Modern Griots Reviews: Mahogany Browne and the Mythic Poetics of Redbone


redbone biomythography“Children born in this desert are always thirsty.”

This is a line from poet Mahogany L. Browne’s Poetic Theater Productions and The Wild Project presented production, Redbone: A Biomythography. The Eboni Hogan-directed, hour-long show descends into the depths of the relationship between Browne’s parents for Browne to better understand them and herself, and to highlight the issues of their relationship that still exist today. Named after her mother’s nickname because of the light color of her skin, the production deals with issues of gender, class, domestic abuse, colorism, addiction and prison system.

When I first heard  one of the poems in the work while in a Cave Canem workshop with Browne, I did not expect how that work would flesh out over a year later.  With the stage covered in glass bottles and other containers, the stage itself transformed into an alter of memory — the performers poured water into the different vessels like giving a libation, pictures from her youth were displayed on the screen in the background as Browne and a younger version of herself spoke, and the two dancers, Orlando Hunter and Leslie Lissaint bring those memories of her parents alive on stage as Mel Hsu hauntingly thumped away on her cello and sang the blues along with Browne’s words that expressed the moments of love and pain that created her. The pouring of water and the need for water was a symbolism for various themes of the production: the brief moment of love and thirst for each other that formed her despite Browne’s parents brokenness, her mother’s and father’s thirst that

Redbone Biomythography
Mahogany Browne and Mel Hsu

was not quenched with each other and the transformation into addiction and violence, and the beauty, cleansing redemption, the freedom Browne reclaims for herself and her parents through telling their story – the “prospect of a sunrise” when two hurricanes of bodies” come together.

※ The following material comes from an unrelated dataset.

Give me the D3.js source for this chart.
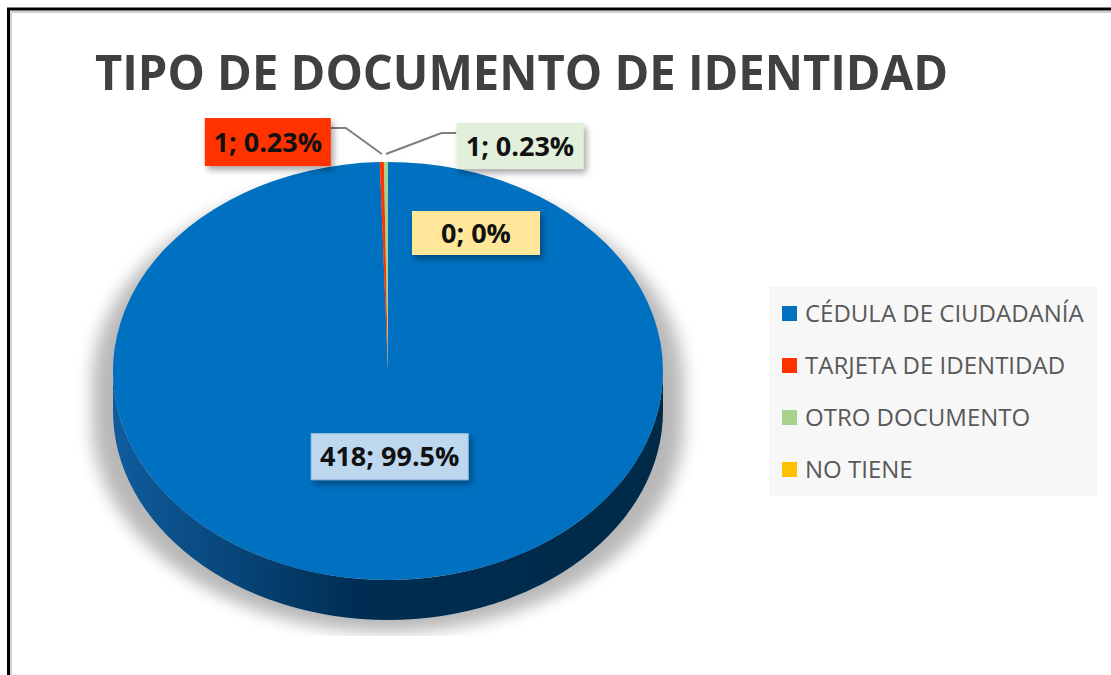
<!DOCTYPE html>
<html lang="es">
<head>
<meta charset="utf-8">
<style>
    body { margin: 0; background: #fff; }
    svg { display: block; font-family: "Open Sans", sans-serif; }
</style>
</head>
<body>
<div id="chart"></div>
<script src="https://d3js.org/d3.v7.min.js"></script>
<script>
    // data
    var title = "TIPO DE DOCUMENTO DE IDENTIDAD";
    var categories = ["CÉDULA DE CIUDADANÍA", "TARJETA DE IDENTIDAD", "OTRO DOCUMENTO", "NO TIENE"];
    var counts = [418, 1, 1, 0];
    var percents = ["99.5%", "0.23%", "0.23%", "0%"];

    // styles
    var colors = ["#0070C0", "#FF3300", "#A9D18E", "#FFC000"];
    var labelFills = ["#BDD7EE", "#FF3300", "#E2EFDA", "#FFE699"];
    var sideColors = ["url(#sideGrad)", "#a32000", "#6f8f5a", "#a37b00"];

    // layout
    var W = 1111, H = 675;
    var cx = 388, cy = 371, rx = 275, ry = 209, depth = 40;
    // label box: [width, height], and where it sits (inside = along radius, else offset from rim)
    var labelBox = [[157, 46], [126, 48], [127, 46], [128, 44]];
    var labelPlace = [{ k: 0.41 }, { dx: -114, dy: -20 }, { dx: 134, dy: -16 }, { dx: 88, dy: 71 }];
    var hasLeader = [false, true, true, false];

    var svg = d3.select("#chart").append("svg")
        .attr("width", W).attr("height", H);

    var defs = svg.append("defs");
    var grad = defs.append("linearGradient").attr("id", "sideGrad")
        .attr("gradientUnits", "userSpaceOnUse")
        .attr("x1", cx - rx).attr("x2", cx + rx).attr("y1", 0).attr("y2", 0);
    grad.append("stop").attr("offset", 0).attr("stop-color", "#0f5c9e");
    grad.append("stop").attr("offset", 0.45).attr("stop-color", "#002d52");
    grad.append("stop").attr("offset", 1).attr("stop-color", "#002a48");

    defs.append("filter").attr("id", "blur")
        .attr("x", "-20%").attr("y", "-20%").attr("width", "140%").attr("height", "140%")
        .append("feGaussianBlur").attr("stdDeviation", 8);

    var ds = defs.append("filter").attr("id", "boxShadow")
        .attr("x", "-20%").attr("y", "-20%").attr("width", "150%").attr("height", "160%");
    ds.append("feDropShadow").attr("dx", 3).attr("dy", 4).attr("stdDeviation", 3)
        .attr("flood-color", "#000").attr("flood-opacity", 0.35);

    defs.append("clipPath").attr("id", "plotClip")
        .append("rect").attr("x", 0).attr("y", 0).attr("width", W).attr("height", 636);

    // frame
    svg.append("line").attr("x1", 11).attr("x2", W).attr("y1", 12).attr("y2", 12)
        .attr("stroke", "#d0d0d0").attr("stroke-width", 2);
    svg.append("line").attr("x1", 11).attr("x2", 11).attr("y1", 12).attr("y2", H)
        .attr("stroke", "#d0d0d0").attr("stroke-width", 2);
    svg.append("line").attr("x1", 7).attr("x2", W).attr("y1", 9).attr("y2", 9)
        .attr("stroke", "#000").attr("stroke-width", 3);
    svg.append("line").attr("x1", 8.5).attr("x2", 8.5).attr("y1", 8).attr("y2", H)
        .attr("stroke", "#000").attr("stroke-width", 3);

    // title
    svg.append("text")
        .attr("x", 95).attr("y", 90)
        .attr("textLength", 853).attr("lengthAdjust", "spacingAndGlyphs")
        .style("font-size", "49px").style("font-weight", 700)
        .style("fill", "#404040")
        .text(title);

    // helpers for the tilted pie
    function pt(a, dy) {
        return [cx + rx * Math.sin(a), cy - ry * Math.cos(a) + (dy || 0)];
    }
    function topPath(d) {
        if (d.endAngle - d.startAngle <= 0) return "";
        var p0 = pt(d.startAngle), p1 = pt(d.endAngle);
        var large = (d.endAngle - d.startAngle) > Math.PI ? 1 : 0;
        return "M" + cx + "," + cy + "L" + p0 + "A" + rx + "," + ry + " 0 " + large + " 1 " + p1 + "Z";
    }
    function sidePath(d) {
        var a = Math.max(d.startAngle, Math.PI / 2), b = Math.min(d.endAngle, 3 * Math.PI / 2);
        if (b <= a) return "";
        return "M" + pt(a) + "A" + rx + "," + ry + " 0 0 1 " + pt(b) +
            "L" + pt(b, depth) + "A" + rx + "," + ry + " 0 0 0 " + pt(a, depth) + "Z";
    }

    var pie = d3.pie().sort(null).value(function (d) { return d; });
    var arcs = pie(counts);

    var plot = svg.append("g").attr("clip-path", "url(#plotClip)");

    // soft shadow under the pie
    var outline = "M" + pt(-Math.PI / 2) + "A" + rx + "," + ry + " 0 0 1 " + pt(Math.PI / 2) +
        "L" + pt(Math.PI / 2, depth) + "A" + rx + "," + ry + " 0 0 1 " + pt(3 * Math.PI / 2, depth) + "Z";
    plot.append("path")
        .attr("d", outline)
        .attr("transform", "translate(" + cx + "," + (cy + 12) + ") scale(1.075,1) translate(" + (-cx) + "," + (-cy) + ")")
        .attr("fill", "#000").attr("opacity", 0.28)
        .attr("filter", "url(#blur)");

    // sides
    plot.selectAll(".side")
        .data(arcs)
        .enter()
        .append("path")
        .attr("class", "side")
        .attr("d", sidePath)
        .attr("fill", function (d, i) { return sideColors[i]; });

    // top faces
    plot.selectAll(".slice")
        .data(arcs)
        .enter()
        .append("path")
        .attr("class", "slice")
        .attr("d", topPath)
        .attr("fill", function (d, i) { return colors[i]; });

    // data labels
    var labels = svg.append("g");
    arcs.forEach(function (d, i) {
        var mid = (d.startAngle + d.endAngle) / 2;
        var rim = pt(mid);
        var c;
        if (labelPlace[i].k !== undefined) {
            c = [cx + labelPlace[i].k * (rim[0] - cx), cy + labelPlace[i].k * (rim[1] - cy)];
        } else {
            c = [rim[0] + labelPlace[i].dx, rim[1] + labelPlace[i].dy];
        }
        var bw = labelBox[i][0], bh = labelBox[i][1];
        var x0 = c[0] - bw / 2, y0 = c[1] - bh / 2;

        if (hasLeader[i]) {
            var left = c[0] < rim[0];
            var sx = left ? x0 + bw : x0;
            var sy = y0 + 10;
            var ex = left ? sx + 15 : sx - 15;
            labels.append("path")
                .attr("d", "M" + sx + "," + sy + "L" + ex + "," + sy + "L" + rim[0] + "," + (rim[1] - 8))
                .attr("fill", "none").attr("stroke", "#7f7f7f").attr("stroke-width", 2);
        }

        labels.append("rect")
            .attr("x", x0).attr("y", y0).attr("width", bw).attr("height", bh)
            .attr("fill", labelFills[i])
            .attr("stroke", i === 0 ? "#9dc3e6" : "none")
            .attr("filter", "url(#boxShadow)");

        labels.append("text")
            .attr("x", c[0]).attr("y", c[1]).attr("dy", "0.36em")
            .attr("text-anchor", "middle")
            .style("font-size", "27px").style("font-weight", 700)
            .style("fill", "#111")
            .text(counts[i] + "; " + percents[i]);
    });

    // legend
    var legend = svg.append("g");
    legend.append("rect")
        .attr("x", 769).attr("y", 287).attr("width", 328).attr("height", 209)
        .attr("fill", "#f7f7f7");
    var item = legend.selectAll(".item")
        .data(categories)
        .enter()
        .append("g")
        .attr("transform", function (d, i) { return "translate(782," + (314 + i * 52) + ")"; });
    item.append("rect")
        .attr("x", 0).attr("y", -8).attr("width", 15).attr("height", 15)
        .attr("fill", function (d, i) { return colors[i]; });
    item.append("text")
        .attr("x", 23).attr("y", 8)
        .style("font-size", "24px")
        .style("fill", "#595959")
        .text(function (d) { return d; });
</script>
</body>
</html>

Recently I read a quote from John Oliver Killens about the need to create our own myths and legends to reclaim our self-esteem and regard for each other and, so Browne appropriately called her work a biomythography, forming her own personal story that gives compassion to the places from which she comes and speaks to the universal needs of us. Like the myth of Medusa who is referenced in Browne’s self-titled poem, she confronts the frightening, ugly face of her past to see the humanity  in her family, to see people whose story is misunderstood, to see their complexity and strength, their hardness and softness, to see people who wanted to fly and could not escape the abyss of their conditions, who wanted to be loved and did not receive the love they needed, and to connect to a larger community who needs the same.

We do not get to choose the people who come together to form us, but we do have the power to take the fragments we inherit from them and mold them into new creations as Browne does.